Exercise:
Please reproduce exactly the lines between the line holding "Recreate this image as a Python" and the line holding "import plotly.graph_objects as go", inclusive, leaving out any pictures.

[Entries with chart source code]

************

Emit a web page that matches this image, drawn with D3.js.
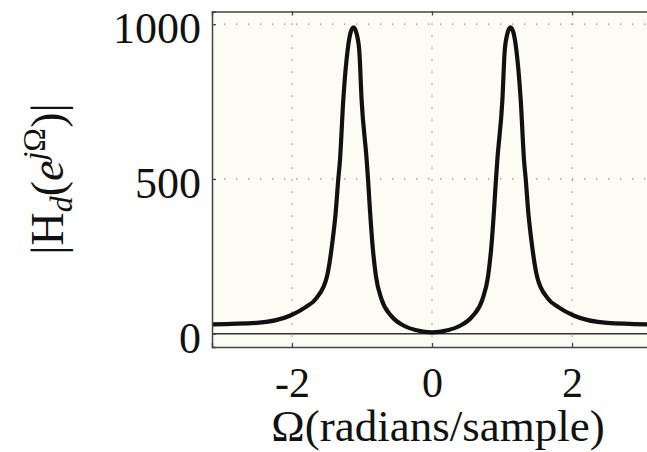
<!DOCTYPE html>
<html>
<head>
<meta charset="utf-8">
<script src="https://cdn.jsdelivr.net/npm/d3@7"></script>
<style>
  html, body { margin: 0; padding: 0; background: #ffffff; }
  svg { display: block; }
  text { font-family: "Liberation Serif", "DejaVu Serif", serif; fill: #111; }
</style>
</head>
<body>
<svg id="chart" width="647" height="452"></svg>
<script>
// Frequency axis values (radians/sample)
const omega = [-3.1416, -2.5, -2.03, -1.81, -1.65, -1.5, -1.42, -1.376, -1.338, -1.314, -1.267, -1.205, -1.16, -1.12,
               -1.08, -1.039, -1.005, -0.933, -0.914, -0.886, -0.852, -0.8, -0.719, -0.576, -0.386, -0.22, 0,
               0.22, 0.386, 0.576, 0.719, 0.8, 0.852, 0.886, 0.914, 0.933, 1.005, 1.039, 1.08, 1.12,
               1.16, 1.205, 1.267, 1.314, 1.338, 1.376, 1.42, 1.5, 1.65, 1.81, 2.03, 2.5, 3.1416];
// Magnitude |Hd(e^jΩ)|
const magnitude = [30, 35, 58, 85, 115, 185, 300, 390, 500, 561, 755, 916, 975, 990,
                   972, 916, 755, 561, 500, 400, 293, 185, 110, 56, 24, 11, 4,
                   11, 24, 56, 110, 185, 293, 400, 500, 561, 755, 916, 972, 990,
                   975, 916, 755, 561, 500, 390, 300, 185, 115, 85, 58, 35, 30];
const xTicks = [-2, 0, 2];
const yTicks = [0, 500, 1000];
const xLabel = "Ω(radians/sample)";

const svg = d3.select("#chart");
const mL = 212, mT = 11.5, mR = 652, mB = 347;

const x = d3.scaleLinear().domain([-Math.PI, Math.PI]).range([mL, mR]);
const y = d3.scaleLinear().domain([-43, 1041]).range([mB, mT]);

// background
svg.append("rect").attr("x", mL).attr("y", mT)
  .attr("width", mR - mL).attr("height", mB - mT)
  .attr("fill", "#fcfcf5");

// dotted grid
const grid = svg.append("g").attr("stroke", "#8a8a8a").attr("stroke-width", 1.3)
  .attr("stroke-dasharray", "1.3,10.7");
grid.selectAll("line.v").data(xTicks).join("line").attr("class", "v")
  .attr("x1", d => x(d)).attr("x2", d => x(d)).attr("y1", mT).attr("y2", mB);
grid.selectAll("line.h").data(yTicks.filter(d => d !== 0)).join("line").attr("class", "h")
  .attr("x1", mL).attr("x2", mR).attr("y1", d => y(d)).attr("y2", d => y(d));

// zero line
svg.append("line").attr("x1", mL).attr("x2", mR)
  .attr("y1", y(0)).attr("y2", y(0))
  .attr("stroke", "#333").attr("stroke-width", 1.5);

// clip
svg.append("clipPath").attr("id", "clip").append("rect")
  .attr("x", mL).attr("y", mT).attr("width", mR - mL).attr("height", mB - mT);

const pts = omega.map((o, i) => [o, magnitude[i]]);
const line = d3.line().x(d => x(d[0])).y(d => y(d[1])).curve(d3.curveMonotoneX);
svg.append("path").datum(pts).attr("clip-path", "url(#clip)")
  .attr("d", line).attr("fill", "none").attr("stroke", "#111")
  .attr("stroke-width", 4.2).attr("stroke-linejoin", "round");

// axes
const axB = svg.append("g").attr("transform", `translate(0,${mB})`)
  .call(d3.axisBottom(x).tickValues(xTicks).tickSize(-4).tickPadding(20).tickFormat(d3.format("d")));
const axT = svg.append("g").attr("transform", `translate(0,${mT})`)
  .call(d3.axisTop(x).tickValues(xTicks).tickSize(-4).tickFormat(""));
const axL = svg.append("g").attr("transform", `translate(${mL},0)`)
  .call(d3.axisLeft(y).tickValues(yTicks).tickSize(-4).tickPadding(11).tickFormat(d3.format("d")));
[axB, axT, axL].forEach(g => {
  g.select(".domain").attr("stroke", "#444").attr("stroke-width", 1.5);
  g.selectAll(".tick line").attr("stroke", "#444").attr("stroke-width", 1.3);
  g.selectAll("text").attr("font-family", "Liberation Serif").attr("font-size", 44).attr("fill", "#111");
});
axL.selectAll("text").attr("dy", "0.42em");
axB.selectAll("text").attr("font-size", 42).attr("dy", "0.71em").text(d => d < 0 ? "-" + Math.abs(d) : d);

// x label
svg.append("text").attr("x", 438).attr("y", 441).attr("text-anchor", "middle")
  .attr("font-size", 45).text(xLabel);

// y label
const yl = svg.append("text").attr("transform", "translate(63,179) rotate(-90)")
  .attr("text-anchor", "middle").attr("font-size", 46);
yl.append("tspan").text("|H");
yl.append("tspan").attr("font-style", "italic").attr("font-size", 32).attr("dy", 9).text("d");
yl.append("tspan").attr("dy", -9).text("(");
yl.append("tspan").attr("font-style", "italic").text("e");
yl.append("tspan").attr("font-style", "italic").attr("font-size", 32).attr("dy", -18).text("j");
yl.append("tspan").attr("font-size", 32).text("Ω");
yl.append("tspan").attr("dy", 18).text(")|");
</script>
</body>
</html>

************

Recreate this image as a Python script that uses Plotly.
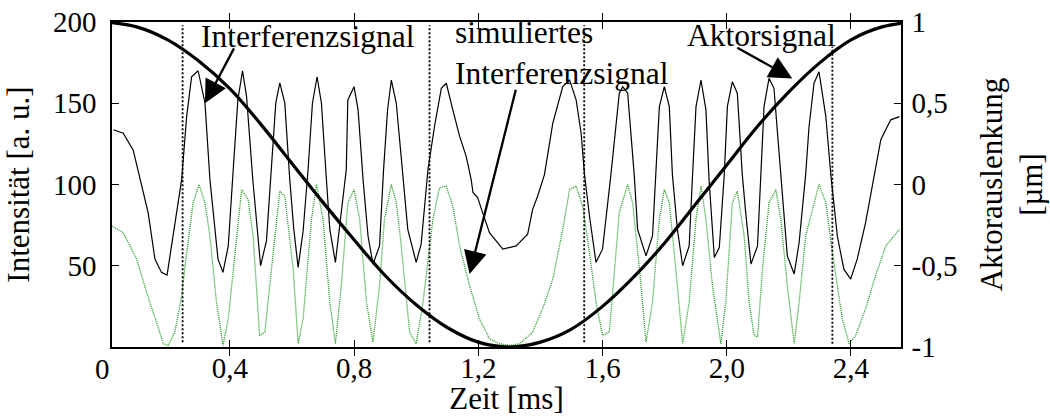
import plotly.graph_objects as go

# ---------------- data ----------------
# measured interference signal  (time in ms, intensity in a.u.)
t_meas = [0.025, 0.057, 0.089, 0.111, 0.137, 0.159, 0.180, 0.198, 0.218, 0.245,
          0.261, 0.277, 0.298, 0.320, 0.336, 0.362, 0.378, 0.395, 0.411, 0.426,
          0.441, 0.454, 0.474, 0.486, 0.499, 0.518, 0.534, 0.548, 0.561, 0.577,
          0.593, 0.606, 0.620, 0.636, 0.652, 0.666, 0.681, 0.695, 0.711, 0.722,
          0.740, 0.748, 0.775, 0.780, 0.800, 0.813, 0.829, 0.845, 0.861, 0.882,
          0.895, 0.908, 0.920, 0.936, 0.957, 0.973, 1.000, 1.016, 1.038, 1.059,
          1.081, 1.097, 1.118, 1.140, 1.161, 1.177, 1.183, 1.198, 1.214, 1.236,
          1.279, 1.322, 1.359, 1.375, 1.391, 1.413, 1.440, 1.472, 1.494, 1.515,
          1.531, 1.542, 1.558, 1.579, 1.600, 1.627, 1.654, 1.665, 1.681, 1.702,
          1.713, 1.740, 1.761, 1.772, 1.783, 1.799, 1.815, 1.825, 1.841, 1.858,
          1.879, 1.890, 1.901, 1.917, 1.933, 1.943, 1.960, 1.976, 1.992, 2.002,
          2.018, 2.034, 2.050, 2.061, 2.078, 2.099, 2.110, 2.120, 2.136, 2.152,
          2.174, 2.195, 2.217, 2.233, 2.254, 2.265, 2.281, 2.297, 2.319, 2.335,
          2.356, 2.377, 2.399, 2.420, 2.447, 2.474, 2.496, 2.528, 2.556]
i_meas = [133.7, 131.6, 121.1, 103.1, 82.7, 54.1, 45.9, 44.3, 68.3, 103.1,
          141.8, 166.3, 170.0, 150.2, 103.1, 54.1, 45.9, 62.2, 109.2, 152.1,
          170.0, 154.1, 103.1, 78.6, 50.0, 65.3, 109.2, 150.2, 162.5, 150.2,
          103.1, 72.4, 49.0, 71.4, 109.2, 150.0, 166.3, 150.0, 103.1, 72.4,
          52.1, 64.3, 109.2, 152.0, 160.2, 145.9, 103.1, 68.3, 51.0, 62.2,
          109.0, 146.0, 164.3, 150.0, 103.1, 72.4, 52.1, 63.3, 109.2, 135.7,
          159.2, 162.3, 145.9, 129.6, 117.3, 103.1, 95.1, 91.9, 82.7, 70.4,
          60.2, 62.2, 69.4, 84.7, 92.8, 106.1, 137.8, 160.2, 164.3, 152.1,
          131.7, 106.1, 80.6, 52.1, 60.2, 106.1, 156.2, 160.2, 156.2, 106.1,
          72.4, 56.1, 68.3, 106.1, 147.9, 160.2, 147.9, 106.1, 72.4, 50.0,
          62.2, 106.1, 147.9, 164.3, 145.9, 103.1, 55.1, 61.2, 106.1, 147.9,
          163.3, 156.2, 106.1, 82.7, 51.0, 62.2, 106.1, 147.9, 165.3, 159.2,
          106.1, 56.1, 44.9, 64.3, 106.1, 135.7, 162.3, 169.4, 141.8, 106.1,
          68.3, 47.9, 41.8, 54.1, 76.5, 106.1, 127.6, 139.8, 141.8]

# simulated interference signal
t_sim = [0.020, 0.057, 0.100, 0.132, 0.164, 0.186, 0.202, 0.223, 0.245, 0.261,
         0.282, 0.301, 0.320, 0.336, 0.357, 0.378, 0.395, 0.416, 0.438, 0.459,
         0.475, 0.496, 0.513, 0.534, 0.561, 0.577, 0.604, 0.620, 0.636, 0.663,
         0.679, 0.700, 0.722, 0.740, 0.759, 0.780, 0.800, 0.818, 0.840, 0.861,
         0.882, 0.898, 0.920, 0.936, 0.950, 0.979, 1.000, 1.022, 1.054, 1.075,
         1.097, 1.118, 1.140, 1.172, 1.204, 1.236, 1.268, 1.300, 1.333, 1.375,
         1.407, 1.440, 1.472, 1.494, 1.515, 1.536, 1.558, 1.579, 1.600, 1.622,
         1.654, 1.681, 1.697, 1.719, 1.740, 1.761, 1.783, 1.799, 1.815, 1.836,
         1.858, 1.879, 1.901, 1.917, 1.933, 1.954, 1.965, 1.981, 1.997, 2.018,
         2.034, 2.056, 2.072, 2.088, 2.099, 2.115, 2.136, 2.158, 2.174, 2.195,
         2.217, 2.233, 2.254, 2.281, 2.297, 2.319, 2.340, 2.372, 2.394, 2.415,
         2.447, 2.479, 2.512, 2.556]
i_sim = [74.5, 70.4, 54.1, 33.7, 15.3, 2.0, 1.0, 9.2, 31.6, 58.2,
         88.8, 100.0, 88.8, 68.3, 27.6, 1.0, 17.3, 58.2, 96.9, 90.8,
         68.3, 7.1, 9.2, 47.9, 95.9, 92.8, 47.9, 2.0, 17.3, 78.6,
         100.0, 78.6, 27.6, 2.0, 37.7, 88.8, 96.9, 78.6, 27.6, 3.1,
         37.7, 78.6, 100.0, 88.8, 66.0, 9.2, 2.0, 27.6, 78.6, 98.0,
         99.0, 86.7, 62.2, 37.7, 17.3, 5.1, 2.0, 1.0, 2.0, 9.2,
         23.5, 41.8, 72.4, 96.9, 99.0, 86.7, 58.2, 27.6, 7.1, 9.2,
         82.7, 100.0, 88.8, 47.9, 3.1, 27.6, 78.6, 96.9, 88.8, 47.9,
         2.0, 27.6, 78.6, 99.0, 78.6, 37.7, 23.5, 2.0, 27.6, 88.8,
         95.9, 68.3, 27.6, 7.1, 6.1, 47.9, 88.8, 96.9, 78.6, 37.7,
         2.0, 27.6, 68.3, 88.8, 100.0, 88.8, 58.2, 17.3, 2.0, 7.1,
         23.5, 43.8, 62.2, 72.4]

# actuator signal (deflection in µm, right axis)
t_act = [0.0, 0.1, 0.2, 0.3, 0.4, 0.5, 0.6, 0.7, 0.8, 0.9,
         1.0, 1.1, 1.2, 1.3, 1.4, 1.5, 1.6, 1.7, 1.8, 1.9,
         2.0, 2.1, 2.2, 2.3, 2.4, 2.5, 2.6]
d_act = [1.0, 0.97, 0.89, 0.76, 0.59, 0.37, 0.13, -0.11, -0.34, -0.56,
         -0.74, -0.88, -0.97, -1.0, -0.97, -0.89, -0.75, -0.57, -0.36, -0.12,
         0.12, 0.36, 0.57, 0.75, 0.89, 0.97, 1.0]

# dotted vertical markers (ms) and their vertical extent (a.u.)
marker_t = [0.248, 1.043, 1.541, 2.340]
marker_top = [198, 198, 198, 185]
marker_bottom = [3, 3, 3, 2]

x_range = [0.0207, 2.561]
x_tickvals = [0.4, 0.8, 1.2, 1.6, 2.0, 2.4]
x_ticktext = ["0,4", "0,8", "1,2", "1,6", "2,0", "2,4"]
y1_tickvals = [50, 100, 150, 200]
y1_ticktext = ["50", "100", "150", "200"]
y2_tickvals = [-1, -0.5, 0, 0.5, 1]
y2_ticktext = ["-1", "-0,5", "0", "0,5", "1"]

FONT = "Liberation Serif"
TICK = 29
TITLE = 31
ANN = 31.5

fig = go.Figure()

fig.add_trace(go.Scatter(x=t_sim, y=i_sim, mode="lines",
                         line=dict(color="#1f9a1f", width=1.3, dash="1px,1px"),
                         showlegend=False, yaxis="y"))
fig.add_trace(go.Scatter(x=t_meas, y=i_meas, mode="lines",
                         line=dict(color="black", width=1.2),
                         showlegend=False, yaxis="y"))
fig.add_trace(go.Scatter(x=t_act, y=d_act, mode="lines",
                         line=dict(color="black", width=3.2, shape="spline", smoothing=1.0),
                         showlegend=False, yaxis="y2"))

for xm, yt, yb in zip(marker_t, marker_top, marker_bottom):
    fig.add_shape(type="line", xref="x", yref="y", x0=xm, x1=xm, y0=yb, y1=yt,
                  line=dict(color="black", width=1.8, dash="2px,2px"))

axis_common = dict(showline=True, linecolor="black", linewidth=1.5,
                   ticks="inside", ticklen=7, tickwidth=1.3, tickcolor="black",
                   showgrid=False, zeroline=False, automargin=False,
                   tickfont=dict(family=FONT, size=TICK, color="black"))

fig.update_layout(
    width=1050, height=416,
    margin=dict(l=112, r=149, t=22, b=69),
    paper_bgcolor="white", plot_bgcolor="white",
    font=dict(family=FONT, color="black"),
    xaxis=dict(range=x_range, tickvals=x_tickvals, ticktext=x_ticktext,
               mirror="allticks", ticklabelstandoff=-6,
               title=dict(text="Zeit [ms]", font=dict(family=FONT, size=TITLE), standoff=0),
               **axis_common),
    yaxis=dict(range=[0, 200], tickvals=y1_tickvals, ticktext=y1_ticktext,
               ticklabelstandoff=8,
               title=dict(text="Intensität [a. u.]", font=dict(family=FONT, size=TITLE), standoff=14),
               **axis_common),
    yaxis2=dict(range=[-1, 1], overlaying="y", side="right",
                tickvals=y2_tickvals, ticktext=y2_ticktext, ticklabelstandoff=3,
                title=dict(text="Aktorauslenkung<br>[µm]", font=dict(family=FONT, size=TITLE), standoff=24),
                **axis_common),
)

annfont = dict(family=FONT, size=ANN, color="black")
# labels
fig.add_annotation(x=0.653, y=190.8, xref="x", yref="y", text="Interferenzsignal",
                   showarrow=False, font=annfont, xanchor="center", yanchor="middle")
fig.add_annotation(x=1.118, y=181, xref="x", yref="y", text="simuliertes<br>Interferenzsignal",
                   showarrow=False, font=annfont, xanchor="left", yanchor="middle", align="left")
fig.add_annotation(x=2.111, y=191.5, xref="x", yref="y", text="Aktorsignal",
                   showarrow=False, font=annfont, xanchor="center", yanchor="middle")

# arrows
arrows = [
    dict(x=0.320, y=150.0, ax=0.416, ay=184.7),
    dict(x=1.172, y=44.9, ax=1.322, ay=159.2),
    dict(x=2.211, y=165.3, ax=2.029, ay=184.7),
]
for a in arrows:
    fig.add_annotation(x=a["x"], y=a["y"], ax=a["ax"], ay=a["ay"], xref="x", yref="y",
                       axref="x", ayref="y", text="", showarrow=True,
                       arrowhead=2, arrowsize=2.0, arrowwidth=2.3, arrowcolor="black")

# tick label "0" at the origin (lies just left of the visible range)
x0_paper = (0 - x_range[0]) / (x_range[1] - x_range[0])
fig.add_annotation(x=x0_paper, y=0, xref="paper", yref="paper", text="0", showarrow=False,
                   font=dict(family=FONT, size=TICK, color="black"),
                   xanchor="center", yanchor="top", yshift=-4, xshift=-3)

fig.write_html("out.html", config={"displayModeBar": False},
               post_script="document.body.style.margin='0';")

************

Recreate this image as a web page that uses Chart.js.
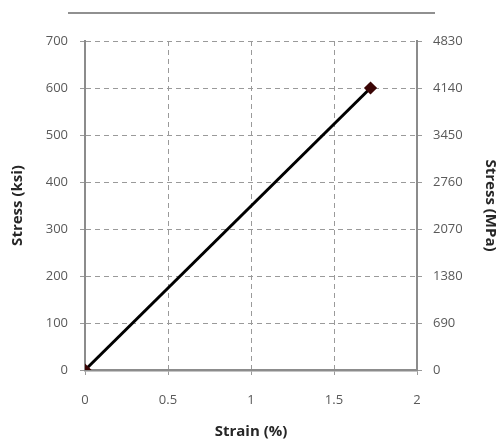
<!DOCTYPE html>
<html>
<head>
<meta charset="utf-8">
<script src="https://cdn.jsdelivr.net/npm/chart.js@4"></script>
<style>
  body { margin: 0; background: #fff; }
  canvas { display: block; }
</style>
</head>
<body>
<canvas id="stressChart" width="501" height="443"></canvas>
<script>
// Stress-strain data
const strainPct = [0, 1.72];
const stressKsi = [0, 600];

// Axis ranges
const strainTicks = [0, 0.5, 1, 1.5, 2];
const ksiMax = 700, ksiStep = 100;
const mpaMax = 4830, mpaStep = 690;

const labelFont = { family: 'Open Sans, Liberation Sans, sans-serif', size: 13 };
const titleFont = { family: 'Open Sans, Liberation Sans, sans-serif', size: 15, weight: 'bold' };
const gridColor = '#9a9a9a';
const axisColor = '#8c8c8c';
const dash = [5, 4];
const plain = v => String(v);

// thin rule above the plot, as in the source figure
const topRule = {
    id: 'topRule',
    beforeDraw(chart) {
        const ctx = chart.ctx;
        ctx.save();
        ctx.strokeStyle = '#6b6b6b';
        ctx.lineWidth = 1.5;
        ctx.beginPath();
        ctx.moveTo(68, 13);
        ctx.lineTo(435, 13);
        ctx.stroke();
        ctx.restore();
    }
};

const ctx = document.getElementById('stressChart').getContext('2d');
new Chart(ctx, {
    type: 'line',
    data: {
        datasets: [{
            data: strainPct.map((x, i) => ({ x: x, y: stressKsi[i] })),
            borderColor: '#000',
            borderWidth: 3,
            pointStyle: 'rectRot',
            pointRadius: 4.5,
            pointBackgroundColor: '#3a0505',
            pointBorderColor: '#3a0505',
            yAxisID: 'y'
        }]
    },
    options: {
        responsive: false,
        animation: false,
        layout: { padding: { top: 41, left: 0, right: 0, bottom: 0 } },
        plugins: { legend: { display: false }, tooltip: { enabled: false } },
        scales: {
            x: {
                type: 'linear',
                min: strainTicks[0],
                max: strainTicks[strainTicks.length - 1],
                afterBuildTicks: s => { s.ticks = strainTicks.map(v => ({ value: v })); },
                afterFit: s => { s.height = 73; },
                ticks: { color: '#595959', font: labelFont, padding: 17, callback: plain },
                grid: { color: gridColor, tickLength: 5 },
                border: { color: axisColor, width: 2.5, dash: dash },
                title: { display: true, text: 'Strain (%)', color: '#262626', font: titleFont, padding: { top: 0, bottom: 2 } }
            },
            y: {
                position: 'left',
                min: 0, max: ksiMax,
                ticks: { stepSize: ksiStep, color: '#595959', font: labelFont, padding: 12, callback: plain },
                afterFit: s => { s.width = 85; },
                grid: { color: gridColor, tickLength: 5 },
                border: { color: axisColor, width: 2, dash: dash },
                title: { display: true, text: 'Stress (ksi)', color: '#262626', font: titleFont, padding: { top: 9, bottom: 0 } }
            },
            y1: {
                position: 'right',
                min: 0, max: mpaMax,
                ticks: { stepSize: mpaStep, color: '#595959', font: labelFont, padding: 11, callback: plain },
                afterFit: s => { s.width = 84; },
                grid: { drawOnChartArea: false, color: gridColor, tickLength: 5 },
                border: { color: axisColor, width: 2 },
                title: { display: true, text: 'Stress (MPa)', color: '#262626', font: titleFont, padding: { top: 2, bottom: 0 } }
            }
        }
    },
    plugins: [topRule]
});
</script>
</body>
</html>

************

Solution to this task:
Recreate this image as a Python script that uses Plotly.
import plotly.graph_objects as go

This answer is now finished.